Und das macht er dem Leser nicht leicht, denn er springt von einer Figur zur anderen, ohne immer genau zu definieren, wer da spricht (vieles ist in Ich-Form) und wo man sich gerade befindet. Manchmal in Ischgl, wo die Saison vorbereitet wird und das Personal langsam wieder eintrudelt. Keine armen, ausgebeuteten Leute, sondern Profis, die sich auskennen und die wissen, wie man die reichen Kunden nach allen Regeln der Kunst abzocken kann. Dafür steht die Kellnerin Lizzy, die sich auch noch in anderer Hinsicht betätigt und allem mit routiniertem Zynismus gegenüber steht.
Oft ist man aber auch in Frankreich. Man lernt beispielsweise „Jason“ kennen, das ist der Künstlername des Neunzehnjährigen, der eigentlich aus der Normandie kommt und der so schlank ist, wie es in seinem Vertrag als Model gefordert wird, ein Beruf, mit dem er ein Vermögen verdient. Unangenehm ist, wenn der Nachbar im Pariser Luxuswohnhaus ermordet wird, ein Callboy, dessen Kunde ausgerastet ist (später erfährt man sogar überrascht, wer der Täter war). Jason wird für ein Foto-Shooting nach Ischgl verpflichtet.

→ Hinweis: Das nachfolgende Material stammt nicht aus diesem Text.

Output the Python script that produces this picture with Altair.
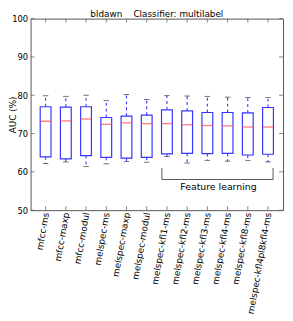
import json
import altair as alt
import pandas as pd

names = ["mfcc-ms", "mfcc-maxp", "mfcc-modul", "melspec-ms", "melspec-maxp",
         "melspec-modul", "melspec-kfl1-ms", "melspec-kfl2-ms", "melspec-kfl3-ms",
         "melspec-kfl4-ms", "melspec-kfl8-ms", "melspec-kfl4pl8kfl4-ms"]
q1 = [63.9, 63.4, 64.25, 63.8, 63.6, 63.8, 64.7, 64.85, 64.75, 64.85, 64.4, 64.6]
q3 = [77.0, 76.9, 77.0, 74.2, 74.55, 74.8, 76.2, 75.9, 75.5, 75.5, 75.4, 76.8]
med = [73.2, 73.3, 73.8, 72.4, 72.8, 72.6, 72.6, 72.3, 72.1, 72.0, 71.7, 71.7]
wmax = [79.85, 79.7, 80.0, 78.6, 80.2, 78.9, 79.9, 79.8, 79.7, 79.5, 79.4, 79.4]
wmin = [62.2, 62.6, 61.4, 62.1, 62.7, 62.5, 64.0, 62.3, 63.0, 62.8, 63.0, 62.6]
yticks = [50, 60, 70, 80, 90, 100]
bracket_x = [6.75, 6.75, 12.25, 12.25]
bracket_y = [61, 58, 58, 61]
group_label = "Feature learning"
group_label_pos = (9.55, 56.0)
title_text = "bldawn\u00a0\u00a0\u00a0\u00a0Classifier: multilabel"

W, H = 257, 195
BLUE = "#3535ff"

df = pd.DataFrame({"pos": list(range(1, len(names) + 1)), "name": names,
                   "q1": q1, "q3": q3, "med": med, "wmax": wmax, "wmin": wmin})

label_expr = json.dumps(names) + "[datum.value - 1]"
xs = alt.Scale(domain=[0.5, 12.5], nice=False, zero=False)
ys = alt.Scale(domain=[50, 100], nice=False, zero=False)

x_axis = alt.Axis(values=list(range(1, len(names) + 1)), labelExpr=label_expr,
                  labelAngle=-80, labelAlign="right", labelBaseline="middle",
                  labelFontSize=9, labelPadding=2, ticks=False, domain=False,
                  grid=False, labelColor="black", labelFont="DejaVu Sans",
                  labelOverlap=False, labelBound=False, title=None)
y_axis = alt.Axis(values=yticks, labelFontSize=8.5, labelPadding=3, ticks=False,
                  domain=False, grid=False, labelColor="black", labelFont="DejaVu Sans",
                  labelOverlap=False, title="AUC (%)", titleFontSize=9,
                  titleFontWeight="normal", titleFont="DejaVu Sans",
                  titleX=-13.5, titleColor="black")

X = alt.X("pos:Q", scale=xs, axis=x_axis)
base = alt.Chart(df)

whisk_hi = base.mark_rule(color=BLUE, strokeWidth=1.1, strokeDash=[3, 3]).encode(
    x=X, y=alt.Y("q3:Q", scale=ys, axis=y_axis), y2="wmax:Q")
whisk_lo = base.mark_rule(color=BLUE, strokeWidth=1.1, strokeDash=[3, 3]).encode(
    x=X, y=alt.Y("q1:Q", scale=ys, axis=y_axis), y2="wmin:Q")
cap_hi = base.mark_tick(color="#333333", orient="horizontal", size=5.5, thickness=1).encode(
    x=X, y=alt.Y("wmax:Q", scale=ys, axis=y_axis))
cap_lo = base.mark_tick(color="#333333", orient="horizontal", size=5.5, thickness=1).encode(
    x=X, y=alt.Y("wmin:Q", scale=ys, axis=y_axis))
box = base.mark_bar(fill="white", stroke=BLUE, strokeWidth=1.2, size=11).encode(
    x=X, y=alt.Y("q1:Q", scale=ys, axis=y_axis), y2="q3:Q")
median = base.mark_tick(color="#ff5050", orient="horizontal", size=11, thickness=1.4).encode(
    x=X, y=alt.Y("med:Q", scale=ys, axis=y_axis))

tick_df = pd.DataFrame({"pos": list(range(1, len(names) + 1))})
ytick_df = pd.DataFrame({"v": yticks})
TC = "#666666"
xt_b = alt.Chart(tick_df).mark_rule(color=TC, strokeWidth=0.8).encode(
    x=X, y=alt.value(H), y2=alt.value(H - 4))
xt_t = alt.Chart(tick_df).mark_rule(color=TC, strokeWidth=0.8).encode(
    x=X, y=alt.value(0), y2=alt.value(4))
yt_l = alt.Chart(ytick_df).mark_rule(color=TC, strokeWidth=0.8).encode(
    y=alt.Y("v:Q", scale=ys, axis=y_axis), x=alt.value(0), x2=alt.value(4))
yt_r = alt.Chart(ytick_df).mark_rule(color=TC, strokeWidth=0.8).encode(
    y=alt.Y("v:Q", scale=ys, axis=y_axis), x=alt.value(W - 4), x2=alt.value(W))

br_df = pd.DataFrame({"pos": bracket_x, "by": bracket_y, "o": list(range(len(bracket_x)))})
bracket = alt.Chart(br_df).mark_line(color="#555555", strokeWidth=1).encode(
    x=X, y=alt.Y("by:Q", scale=ys, axis=y_axis), order="o:Q")
lab_df = pd.DataFrame({"pos": [group_label_pos[0]], "ly": [group_label_pos[1]], "t": [group_label]})
label = alt.Chart(lab_df).mark_text(fontSize=9.5, font="DejaVu Sans", color="black",
                                    baseline="middle", align="center").encode(
    x=X, y=alt.Y("ly:Q", scale=ys, axis=y_axis), text="t:N")

chart = alt.layer(whisk_hi, whisk_lo, cap_hi, cap_lo, box, median,
                  xt_b, xt_t, yt_l, yt_r, bracket, label).properties(
    width=W, height=H,
    title=alt.TitleParams(title_text, fontSize=9,
                          fontWeight="normal", font="DejaVu Sans", offset=-4,
                          anchor="middle", color="black"),
    autosize=alt.AutoSizeParams(type="none"),
    padding={"left": 23, "top": 8, "right": 2, "bottom": 110},
).configure_view(stroke="#555555", strokeWidth=1).configure_axis(labelOverlap=False)

chart.save("out.html", embed_options={"renderer": "svg", "actions": False})
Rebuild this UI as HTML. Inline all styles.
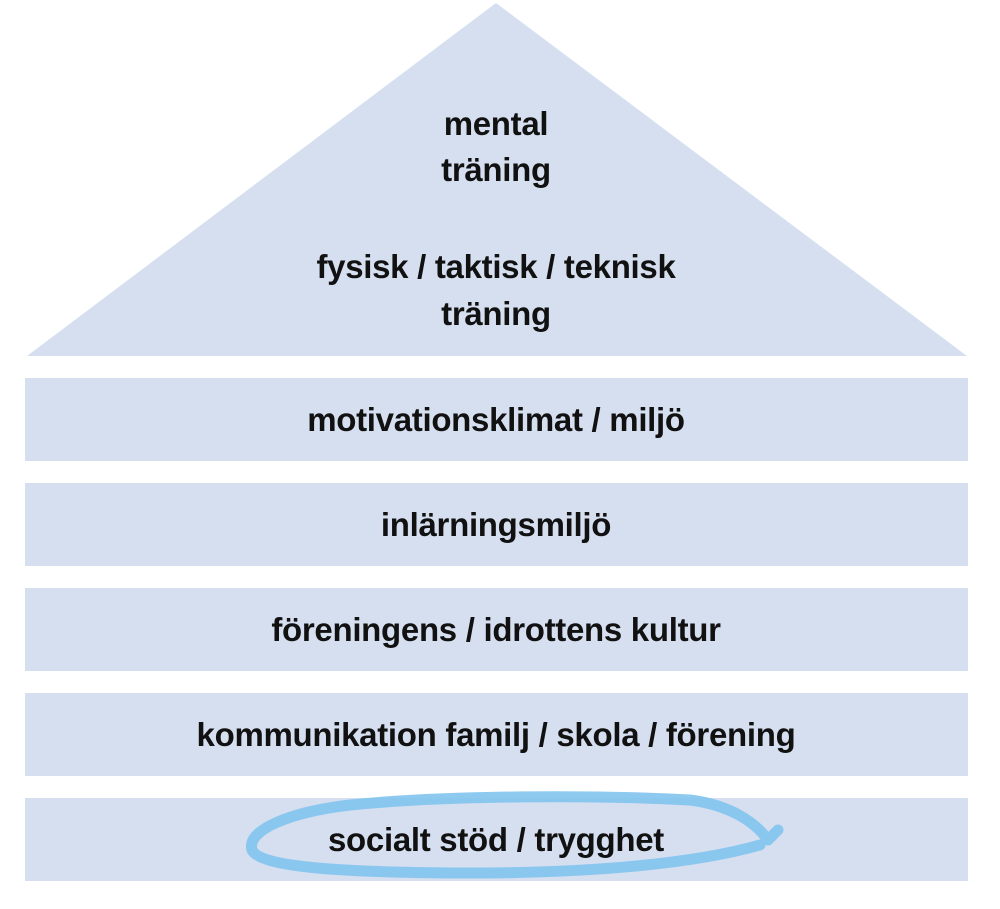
<!DOCTYPE html>
<html><head><meta charset="utf-8"><style>
body{margin:0;background:#fff;width:1000px;height:904px;overflow:hidden}
svg text{font-family:"Liberation Sans Narrow","Liberation Sans",sans-serif;font-weight:bold;font-size:33px;fill:#111;text-anchor:middle;letter-spacing:-0.3px}
</style></head><body>
<svg width="1000" height="904" viewBox="0 0 1000 904">
<polygon points="496,3 967,356 27,356" fill="#d6dff0"/>
<rect x="25" y="378" width="943" height="83" fill="#d6dff0"/>
<rect x="25" y="483" width="943" height="83" fill="#d6dff0"/>
<rect x="25" y="588" width="943" height="83" fill="#d6dff0"/>
<rect x="25" y="693" width="943" height="83" fill="#d6dff0"/>
<rect x="25" y="798" width="943" height="83" fill="#d6dff0"/>
<text x="496" y="135">mental</text>
<text x="496" y="181">träning</text>
<text x="496" y="278">fysisk / taktisk / teknisk</text>
<text x="496" y="325">träning</text>
<text x="496" y="431">motivationsklimat / miljö</text>
<text x="496" y="536">inlärningsmiljö</text>
<text x="496" y="641">föreningens / idrottens kultur</text>
<text x="496" y="746">kommunikation familj / skola / förening</text>
<text x="496" y="851">socialt stöd / trygghet</text>
<path d="M760,845 C700,862 600,874 450,873 C330,872 260,866 252,850 C246,830 290,812 350,805 C450,795 600,795 690,800 C730,805 755,822 768,840 M768,840 L778,830" fill="none" stroke="#82c4ee" stroke-width="11" stroke-linecap="round" stroke-linejoin="round" opacity="0.9"/>
</svg>
</body></html>
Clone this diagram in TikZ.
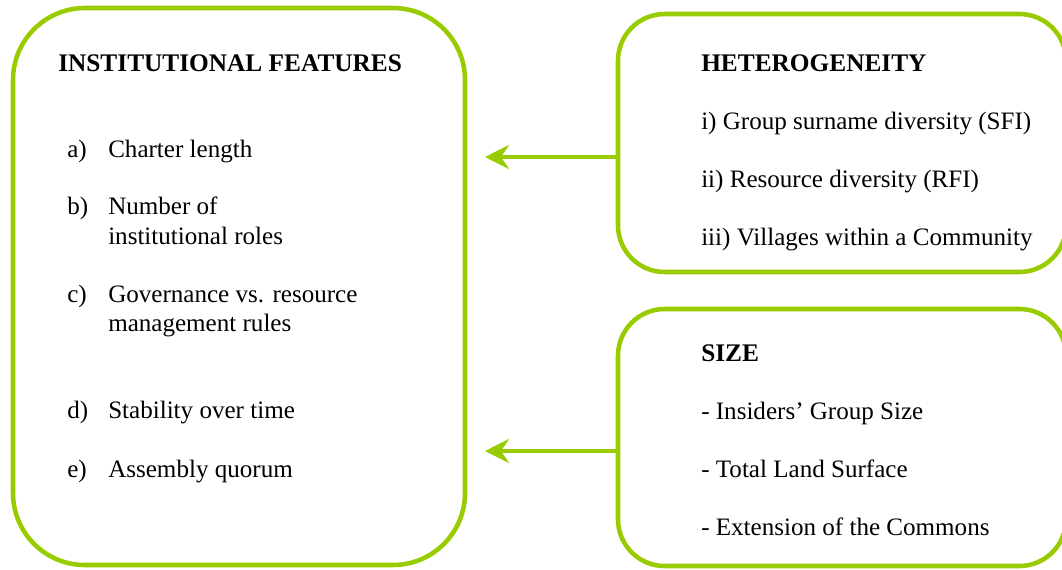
\documentclass[tikz,border=0pt]{standalone}
\usepackage{fontspec}
\setmainfont{Liberation Serif}
\usetikzlibrary{arrows.meta}
\definecolor{lgreen}{RGB}{153,204,0}
\begin{document}
\begin{tikzpicture}[x=0.75pt,y=-0.75pt,
  frame/.style={draw=lgreen, line width=3.4pt, rectangle, inner sep=0pt},
  txt/.style={anchor=base west, inner sep=0pt, font=\fontsize{18.8}{22.5}\selectfont},
  head/.style={txt, font=\fontsize{19}{22.5}\selectfont\bfseries},
  link/.style={draw=lgreen, line width=3.2pt, -{Stealth[length=18pt,width=18pt,inset=6pt]}}]
\useasboundingbox (0,0) rectangle (1062,569);
\begin{scope}
\clip (0,0) rectangle (1062,569);
% boxes
\node[frame, rounded corners=54pt, minimum width=452*0.75pt, minimum height=557*0.75pt] (inst) at (239,286.5) {};
\node[frame, rounded corners=35pt, minimum width=448*0.75pt, minimum height=258*0.75pt] (het) at (842,143) {};
\node[frame, rounded corners=35pt, minimum width=448*0.75pt, minimum height=257*0.75pt] (size) at (842,437.5) {};
\end{scope}
% arrows
\coordinate (t1) at (485,157);
\coordinate (t2) at (485,451);
\draw[link] (het.west |- t1) -- (t1);
\draw[link] (size.west |- t2) -- (t2);
% left box text
\node[head] (ih) at (58,71) {INSTITUTIONAL FEATURES};
\node[txt] (la) at (67,157) {a)};
\node[txt] (ta) at (108,157) {Charter length};
\node[txt] (lb) at (67,214) {b)};
\node[txt] (tb1) at (108,214) {Number of};
\node[txt] (tb2) at (108,244) {institutional roles};
\node[txt] (lc) at (67,302) {c)};
\node[txt] (tc1) at (108,302) {Governance vs. resource};
\node[txt] (tc2) at (108,331) {management rules};
\node[txt] (ld) at (67,418) {d)};
\node[txt] (td) at (108,418) {Stability over time};
\node[txt] (le) at (67,477) {e)};
\node[txt] (te) at (108,477) {Assembly quorum};
% heterogeneity text
\node[head] (hh) at (701,71) {HETEROGENEITY};
\node[txt] (h1) at (701,129) {i) Group surname diversity (SFI)};
\node[txt] (h2) at (701,187) {ii) Resource diversity (RFI)};
\node[txt] (h3) at (701,245) {iii) Villages within a Community};
% size text
\node[head] (sh) at (701,361) {SIZE};
\node[txt] (s1) at (701,419) {- Insiders’ Group Size};
\node[txt] (s2) at (701,477) {- Total Land Surface};
\node[txt] (s3) at (701,535) {- Extension of the Commons};
\end{tikzpicture}
\end{document}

Von den relativ vielen anderen Personen, die man kennen lernt und deren ausführliche Reflexionen über alles und jedes nicht immer interessant sind, treffen einige zum Skifahren in Ischgl ein. Dort sind, wie man erfährt, eine Menge Leute eines unnatürlichen Gifttodes gestorben (Details über die Opfer erfährt man eigentlich nicht), weshalb Kommissar Harald Sellikovsky sehr wider Willen nach Tirol geschickt wird, weil er sich dort auskennt. Der Mörder ist dann wenigstens eine Überraschung.
Sonst wird man keinesfalls mit einem spannenden Krimi bedient, man kommt sich eher vor wie in einem experimentellen Roman, wo Psychogramme von seltsamen Typen gezeichnet werden. (Zusätzlich verwirrend, dass einzelne Passagen kursiv gedruckt sind, ohne dass man durchschaut, warum jeweils).
Und was den Titel vom Ischgler Schnee betrifft, der dann den Giftmörder bedeckt, so ist er ein Etikettenschwindel. Schließlich kam die Tiroler Nobel-Tourismus-Gemeinde doch zu unerwünschtem und äußerst negativem Medien-Ruhm, als man ihr vorwarf, durch leichtfertiges Verhalten in der Pandemie die Covid 19-Erreger weit verbreitet zu haben, auch bis tief in deutsche Lande hinein. Wer also „Ischgl“ in den Titel seines Romans nimmt, wirbt mit dieser Assoziation. Wenn das dann überhaupt nicht das Thema ist, hätte man jeden beliebigen Wintersport-Nobelort, wo Après Ski ohnedies das Wichtigste ist, nehmen können (es gibt ja genügend), ohne Erwartungen zu enttäuschen.